Um 22.48 Uhr kommt der Schwertransport auf der B  33 in Richtung Schutterwald zum Stehen und hat damit schon drei Viertel seiner Strecke geschafft. Um 19.15 Uhr war es im Kehler Hafen losgegangen. Die Strecke über die B 36 zum Autobahnzubringer in Lahr war problemlos verlaufen, wie Einsatzleiter Günther Preis betont. Auch weil dort wegen der Firma Herrenknecht eine perfekte Schwerlasttransportstrecke ausgebaut ist. Etwas verzwickt wurde es dann in Lahr, kurz vor der Autobahn. Denn: Über die Brücke zur A 5 durfte das Gespann nicht fahren – zu schwer. Also wurden Zug- und Schubmaschine abgehängt und der Transformator auf seinem Tieflieger mittels Fernbedienung alleine bewegt. "Das hat top funktioniert. Der Fahrer hat das alles feinjustiert", versichert Preis. Danach tauschten die Experten der Firma Kübler aus Schwäbisch-Hall die Zug- und die Schubmaschine gegen 22 Uhr für die Fahrt über die Autobahn.
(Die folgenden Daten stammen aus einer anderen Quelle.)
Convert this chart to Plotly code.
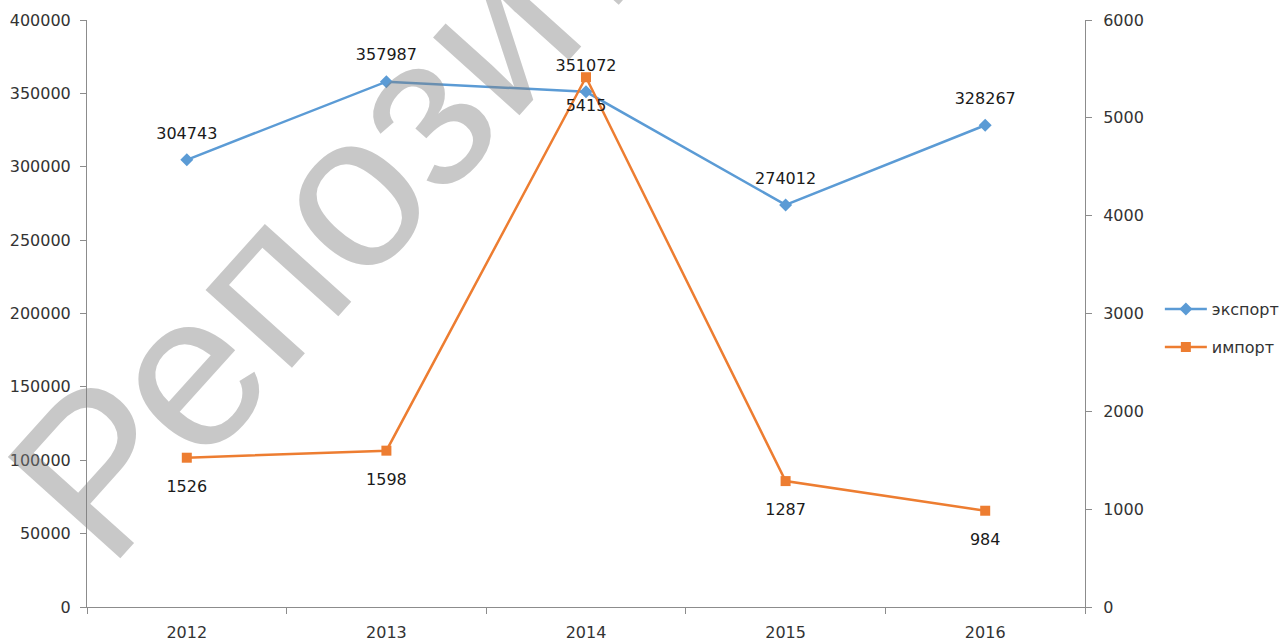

Bis zu ein Jahr dauern die Planungen für solch einen Transport

"Die Schwierigkeit dabei ist, dass es auf der A 5 Brücken gibt, die nicht hochgebaut sind – also für Laien als solche nicht erkennbar sind – also beispielsweise Entwässerungsgraben überbrücken", informiert der Einsatzleiter der Polizei. "Da muss man darauf achten, wie das mit dem Gewicht klappt." Hobbyist Schätzle pflichtet dem Beamten bei: "Der Pfeffer liegt auf der Autobahn – das Stück ist interessant." Aus Richtung Rust wurde der Verkehr von der Polizei verlangsamt, an dem Schwertransport kam keiner vorbei. Das führte zu geringen Behinderungen, die aber, als der ungewöhnliche Transport in Offenburg halt macht, sich rasch wieder auflöste.

Sinn und Zweck des Stopps auf der Bundesstraße ist jetzt der erneute Tausch von Schub- und Zugmaschine. Beide werden daher rasch abgekoppelt, tauschen die Plätze und müssen von den Mitarbeitern der Firma Kübler millimetergenau an ihre perfekte Position gelotst werden. Einweiser in Leuchtjacken geben den Fahrern Zeichen und stellen sicher, dass alles an seinem Platz ist. Weniger als zehn Minuten braucht das Team, dann rollt der Trafo-Transport stadteinwärts als Geisterfahrer auf der Spur stadtauswärts und biegt nach links auf die Gustav-Heinemann-Brücke ab. Das von der Polizei befürchtete Nadelöhr an der Kurve Richtung Kreisverkehr ist für Fahrer Saam und den Rest des Teams kein Problem. Schließlich haben die Schwäbisch-Haller schon Jumbo-Jets und die Concorde durch die Lande chauffiert. Nach fünf Stunden schaffen sie es auch, den Transformator an sein Ziel zu bringen. Ohne Zwischenfälle. Alles ist gut.

Die Organisation eines solchen Kraftakts dauert bis zu einem Jahr, wie Polizist Preis erklärt. Der genaue Termin für die Trafo-Unternehmung stand aber erst knapp eine Woche vorher fest. Bis zu 1000 solcher Transporte begleiten Preis und sein Team jährlich – meist haben die Lastwagen dabei allerdings Tunnelbohrer geladen. "Die kommenden Monate werden für uns recht spannend, denn es stehen viele Transporte für Windkraftanlagen auf dem Plan", so Preis. Das war also noch längst nicht der letzte Schwertransport, der durch den Ortenaukreis rollt.